Attempting an escape from Belle Île, Porthos is killed, while Aramis escapes to sea, remorseful for the first time in his life. Meanwhile, Athos returns to his estates and lapses into decline. On hearing that Raoul has died in action at Gigelli, Athos succumbs to grief and dies. Meanwhile, the detained d'Artagnan is freed by King Louis and reinstated. He learns of Porthos's death and Aramis's escape.

Thanks to the secret power of the Jesuits, which he now commands, Aramis reaches Spain and becomes Duc d'Almeda, Spain's ambassador to France. Louise de la Vallière is eventually supplanted in the king's affections by her erstwhile friend Madame de Montespan. Louis grows in power and stature, and embarks on a military campaign against the Dutch Republic, with d'Artagnan commanding the offensive. D'Artagnan is mortally wounded in battle during a siege moments after reading he is to be made Marshal of France. His final words are: "Athos, Porthos, au revoir! Aramis, adieu forever!"

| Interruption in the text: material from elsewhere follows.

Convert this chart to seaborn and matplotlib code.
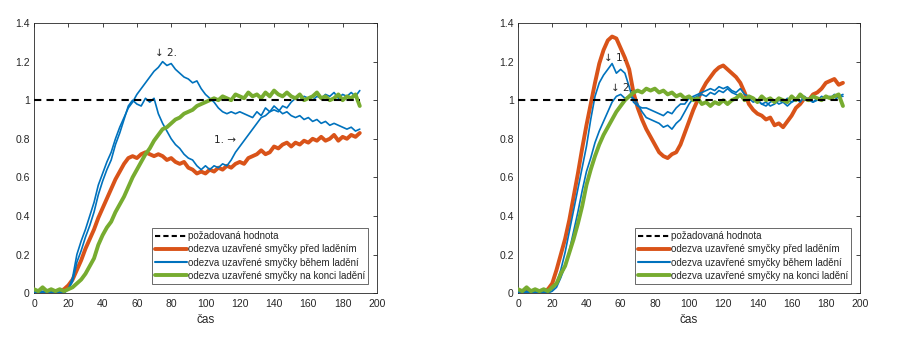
import numpy as np
import pandas as pd
import matplotlib
matplotlib.use("Agg")
import matplotlib.pyplot as plt
import seaborn as sns
from matplotlib.lines import Line2D

# time grid (step 2.5, 0..190)
t = np.arange(0, 190.01, 2.5)

# ---- left panel ----
left_before = [0.01,0.01,0.00,0.01,0.00,0.01,0.01,0.02,0.04,0.07,
               0.12,0.17,0.23,0.28,0.33,0.39,0.44,0.49,0.54,0.59,
               0.63,0.67,0.70,0.71,0.70,0.72,0.73,0.72,0.71,0.72,
               0.71,0.69,0.70,0.68,0.67,0.68,0.65,0.64,0.62,0.63,
               0.62,0.64,0.63,0.65,0.64,0.66,0.65,0.67,0.68,0.67,
               0.70,0.71,0.72,0.74,0.72,0.73,0.76,0.75,0.77,0.78,
               0.76,0.78,0.77,0.79,0.78,0.80,0.79,0.81,0.79,0.80,
               0.82,0.79,0.81,0.80,0.82,0.81,0.83]
left_during_a = [0.00,0.01,0.00,0.01,0.00,0.01,0.00,0.01,0.02,0.08,
                 0.20,0.27,0.33,0.40,0.47,0.56,0.62,0.68,0.73,0.80,
                 0.86,0.91,0.96,0.99,1.03,1.06,1.09,1.12,1.15,1.17,
                 1.20,1.18,1.19,1.16,1.14,1.12,1.11,1.09,1.10,1.06,
                 1.03,1.01,0.99,0.96,0.94,0.93,0.94,0.93,0.94,0.93,
                 0.92,0.91,0.94,0.92,0.96,0.94,0.97,0.95,0.93,0.94,
                 0.92,0.91,0.92,0.90,0.91,0.89,0.90,0.88,0.89,0.87,
                 0.88,0.87,0.86,0.85,0.86,0.84,0.85]
left_during_b = [0.01,0.00,0.01,0.00,0.01,0.00,0.01,0.00,0.02,0.06,
                 0.16,0.22,0.29,0.35,0.42,0.51,0.58,0.64,0.69,0.77,
                 0.83,0.90,0.97,1.00,0.98,0.97,1.01,0.99,1.01,0.93,
                 0.88,0.84,0.80,0.77,0.75,0.72,0.70,0.69,0.66,0.64,
                 0.66,0.64,0.66,0.65,0.67,0.66,0.69,0.73,0.76,0.79,
                 0.82,0.85,0.88,0.91,0.92,0.94,0.95,0.94,0.97,0.96,
                 0.99,1.01,1.00,1.02,1.01,1.00,1.02,1.01,1.03,1.02,
                 1.04,1.01,1.03,1.02,1.04,1.02,1.05]
left_end = [0.02,0.01,0.03,0.01,0.02,0.01,0.02,0.01,0.02,0.03,
            0.05,0.07,0.10,0.14,0.18,0.25,0.30,0.34,0.37,0.42,
            0.46,0.50,0.55,0.60,0.64,0.68,0.72,0.75,0.79,0.82,
            0.85,0.86,0.88,0.90,0.91,0.93,0.94,0.95,0.97,0.98,
            0.99,1.00,1.01,1.00,1.02,1.01,1.00,1.03,1.02,1.01,
            1.04,1.02,1.03,1.01,1.04,1.02,1.05,1.03,1.02,1.04,
            1.02,1.01,1.03,1.00,1.01,1.02,1.04,1.01,1.02,1.00,
            1.01,1.03,1.00,1.02,1.01,1.03,0.97]

# ---- right panel ----
right_before = [0.01,0.00,0.01,0.00,0.01,0.00,0.01,0.02,0.05,0.12,
                0.20,0.28,0.38,0.50,0.62,0.75,0.87,0.98,1.09,1.19,
                1.26,1.31,1.33,1.32,1.27,1.22,1.16,1.04,0.96,0.90,
                0.85,0.81,0.77,0.73,0.71,0.70,0.72,0.73,0.77,0.83,
                0.89,0.95,1.00,1.05,1.09,1.12,1.15,1.17,1.18,1.16,
                1.14,1.12,1.09,1.04,0.98,0.95,0.93,0.92,0.90,0.91,
                0.87,0.88,0.86,0.89,0.92,0.96,0.98,1.01,1.00,1.03,
                1.04,1.06,1.09,1.10,1.11,1.08,1.09]
right_during_1 = [0.00,0.01,0.00,0.01,0.00,0.01,0.00,0.01,0.02,0.05,
                  0.12,0.21,0.32,0.43,0.54,0.65,0.76,0.90,1.02,1.09,
                  1.13,1.16,1.19,1.14,1.16,1.14,1.07,0.99,0.97,0.96,
                  0.96,0.95,0.94,0.93,0.92,0.94,0.93,0.96,0.98,0.98,
                  1.01,1.02,1.03,1.04,1.05,1.06,1.05,1.07,1.06,1.07,
                  1.05,1.04,1.06,1.03,1.02,1.01,1.00,0.98,0.97,0.99,
                  1.00,0.98,0.99,0.97,0.99,1.01,0.99,1.02,1.00,0.99,
                  1.01,1.00,1.02,1.01,1.03,1.02,1.03]
right_during_2 = [0.01,0.00,0.01,0.00,0.01,0.00,0.01,0.00,0.01,0.03,
                  0.08,0.14,0.22,0.32,0.42,0.53,0.63,0.70,0.78,0.84,
                  0.89,0.94,0.99,1.02,1.03,1.01,1.02,1.01,0.98,0.94,
                  0.91,0.90,0.89,0.88,0.86,0.87,0.85,0.88,0.90,0.94,
                  0.98,1.01,1.02,1.03,1.02,1.04,1.03,1.05,1.04,1.06,
                  1.04,1.03,1.02,1.00,1.01,0.99,1.00,0.98,0.99,0.97,
                  0.98,1.00,0.99,1.01,0.99,1.00,1.02,1.00,1.01,0.99,
                  1.00,1.02,1.01,1.02,1.00,1.02,1.02]
right_end = [0.02,0.01,0.03,0.01,0.02,0.01,0.02,0.01,0.03,0.05,
             0.10,0.14,0.21,0.28,0.36,0.45,0.56,0.64,0.71,0.77,
             0.82,0.86,0.90,0.94,0.97,1.00,1.02,1.04,1.05,1.04,
             1.06,1.05,1.06,1.04,1.05,1.03,1.04,1.02,1.03,1.01,
             1.02,1.00,1.01,0.98,0.99,0.97,0.99,0.98,1.00,0.98,
             1.00,1.01,1.03,1.00,1.02,1.01,0.99,1.02,1.00,1.01,
             0.99,1.01,1.00,0.99,1.02,1.00,1.03,1.01,1.00,1.02,
             1.01,1.00,1.02,1.01,1.02,1.03,0.97]

setpoint_t = [0, 190]
setpoint = [1, 1]

labels = ["požadovaná hodnota",
          "odezva uzavřené smyčky před laděním",
          "odezva uzavřené smyčky během ladění",
          "odezva uzavřené smyčky na konci ladění"]
xlabel = "čas"
xticks = [0, 20, 40, 60, 80, 100, 120, 140, 160, 180, 200]
yticks = [0, 0.2, 0.4, 0.6, 0.8, 1.0, 1.2, 1.4]
ytick_labels = ["0", "0.2", "0.4", "0.6", "0.8", "1", "1.2", "1.4"]

C_OR = "#D95319"
C_BL = "#0072BD"
C_GR = "#77AC30"
TXT = "#262626"

sns.set_theme(style="white")
plt.rcParams['font.family'] = ['Liberation Sans', 'DejaVu Sans']

fig = plt.figure(figsize=(9, 3.44), dpi=100)
ax1 = fig.add_axes([0.0378, 0.148, 0.381, 0.785])
ax2 = fig.add_axes([0.5756, 0.148, 0.380, 0.785])


def panel(ax, before, during_list, end, annotations):
    sns.lineplot(x=setpoint_t, y=setpoint, ax=ax, color="black", lw=1.5,
                 linestyle=(0, (3.5, 2.5)), zorder=4)
    sns.lineplot(x=t, y=before, ax=ax, color=C_OR, lw=2.8, zorder=2)
    for d in during_list:
        sns.lineplot(x=t, y=d, ax=ax, color=C_BL, lw=1.2, zorder=3)
    sns.lineplot(x=t, y=end, ax=ax, color=C_GR, lw=2.8, zorder=3)
    ax.set_xlim(0, 200)
    ax.set_ylim(0, 1.4)
    ax.set_xticks(xticks)
    ax.set_yticks(yticks)
    ax.set_yticklabels(ytick_labels)
    ax.tick_params(direction="in", length=3, width=0.6, colors=TXT,
                   labelsize=7.5, top=True, right=True, pad=3)
    ax.tick_params(axis="x", pad=4)
    for s in ax.spines.values():
        s.set_color("#262626")
        s.set_linewidth(0.6)
    ax.set_xlabel(xlabel, fontsize=8.5, color=TXT, labelpad=4)
    ax.set_ylabel("")
    for (x, y, s) in annotations:
        ax.text(x, y, s, fontsize=7.5, color=TXT, ha="left", va="center",
                family=['DejaVu Sans'])
    handles = [Line2D([], [], color="black", lw=1.5, linestyle=(0, (2.5, 1.5))),
               Line2D([], [], color=C_OR, lw=2.8),
               Line2D([], [], color=C_BL, lw=1.5),
               Line2D([], [], color=C_GR, lw=2.8)]
    leg = ax.legend(handles, labels, loc="lower right",
                    bbox_to_anchor=(0.975, 0.035), fontsize=7,
                    frameon=True, fancybox=False, handlelength=3.3,
                    handletextpad=0.15, borderpad=0.3, labelspacing=0.33,
                    borderaxespad=0)
    leg.get_frame().set_edgecolor("#262626")
    leg.get_frame().set_linewidth(0.6)
    for tx in leg.get_texts():
        tx.set_color(TXT)


panel(ax1, left_before, [left_during_a, left_during_b], left_end,
      [(70.5, 1.245, "↓ 2."), (105, 0.795, "1. →")])
panel(ax2, right_before, [right_during_1, right_during_2], right_end,
      [(50, 1.22, "↓ 1."), (54.5, 1.065, "↓ 2.")])

fig.savefig("out.png", dpi=100)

== First English translation ==

1. The Vicomte of Bragelonne (1850) - Published by George Routledge (1893)
2. Ten Years Later (1845) - Published by George Routledge (1893)
3. Louise de la Vallière (1849) - Published by George Routledge (1893)
4. The Man in the Iron Mask (1847) - Published by George Routledge (1893)

==Analysis==
French academic Jean-Yves Tadié has argued that the beginning of King Louis XIV's personal rule is the novel's real subject.

==Reception==
In his essay "A Gossip on a Novel of Dumas's", author and critic Robert Louis Stevenson writes that "it is in the character of D'Artagnan, that we must look for the spirit of morality, which is one of the chief merits of the book, makes one of the main joys of its perusal, and sets it high above more popular rivals."

However, Arthur F. Davidson argues in Alexandre Dumas: His Life and Works that The Vicomte is truly the story of Porthos, whose character was informed by Dumas's own experiences and his father's: "The modern reader may draw back aghast at the six volumes of Le Vicomte de Bragelonne, but he will have missed the best part of the Musketeer cycle should he fail to read those pages which describe the end of Porthos—true epic pages such as Homer's self had not disowned."

==Adaptations==
The third section of the novel, The Man in the Iron Mask, has been adapted many times in film, television and other media; see Man in the Iron Mask.

The seventh The Adventures of Wishbone book, The Mutt in the Iron Muzzle is a retelling of it.

The three-part fantasy novel The Viscount of Adrilankha (2002–2004) by Steven Brust is loosely based on The Vicomte de Bragelonne.

The Three Musketeers had its second sequel titled The Man in the Iron Mask, aired on the BBC in 1968 in 9 installments. This serial is now lost.